The three most important things for a band saw operator to understand are band speed, feed rate, and lubrication. PHOTO courtesy Cosen Saws.
SHOP: Operator skill is an important consideration in using band saws. What are the basics about cutting that an operator should know in order to ensure good cutting performance?
CHIBE: Over the years the band saw manufacturers have tried to make them simpler to operate, but you still need a qualified band saw operator. That’s important because you’re supposed to be paying attention to many different sawing parameters when cutting. A good operator is not sitting there reading the newspaper. I would hope they’re pretty well versed in feeds and speeds. The three most important things are band speed, feed rate, and lubrication. The operator should check the coolant with a refractometer at the start of the shift. You want to make sure it’s not getting diluted or too rich because it’s a hot summer day and the water is evaporating out of it. A good operator always needs to know the proper feeds and speeds. You can look it up online, it will tell you what speed to run the material based on the saw you’re using and the material you’re cutting. With that info it will let you know what band speed to run and what feed rate to run it at. You can go by removal rates, which is the number of square inches removed from the material when you’re cutting it and you also have the linear feed rate and that is how fast the head is actually moving through the material.
You need a good operator and you need someone who understands what the process is.
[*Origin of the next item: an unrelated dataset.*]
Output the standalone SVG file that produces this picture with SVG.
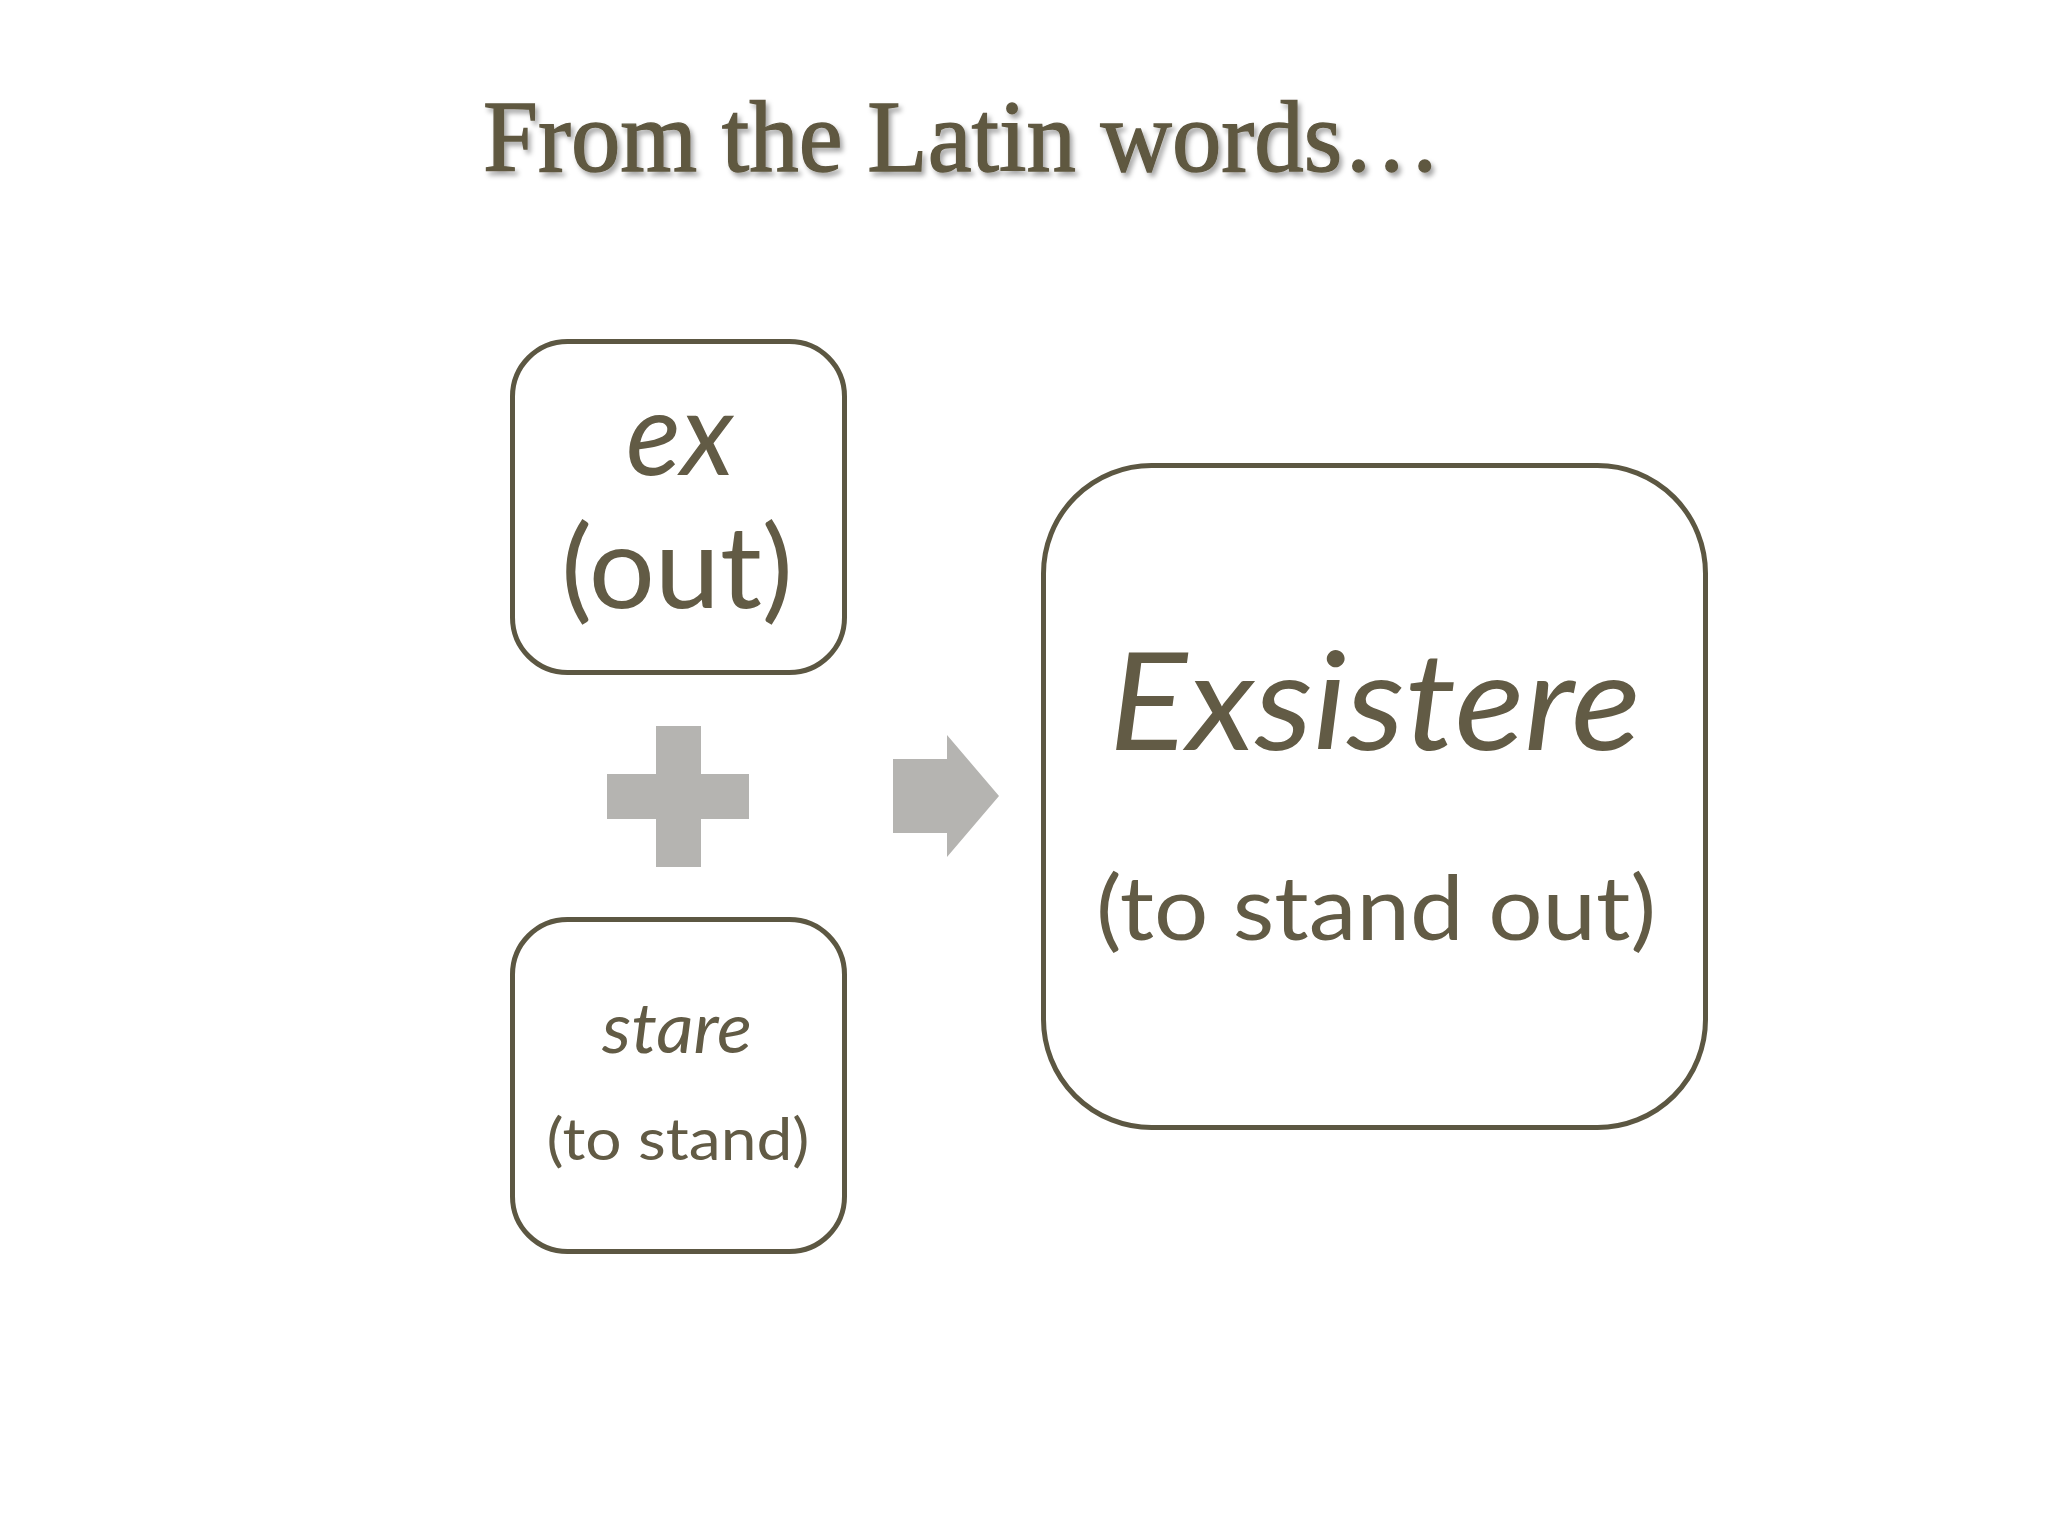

It’s just knowing some simple things too. If you’re looking at it and it’s vibrating, you have to make some adjustments. If it’s squealing a lot, you probably have to lower the speed, maybe increase the feed a little bit. Those are the types of things you want to train your operators about. If you see a lot of steam coming off, then you’re probably generating too much heat. The biggest thing, we always used to call it the tell-tale chips. Get the chips coming off of a job (don’t stick your hands in but put a shovel underneath) they should be warm to the touch but not so hot that they’re going to burn your hand. They should be silvery. You don’t want chips coming off purple, unless you’re cutting with some kinds of carbide. You want the operators to constantly be monitoring things. If you hear a boom, you probably broke a tooth and you might be getting to the point where you may need to change the blade soon. The most important is to check the squareness of the material. If it’s cutting out of square, that usually means the blade is starting to reach its useful life. Operators should always be aware of the saw they are suing and its capabilities to be able to run it efficiently.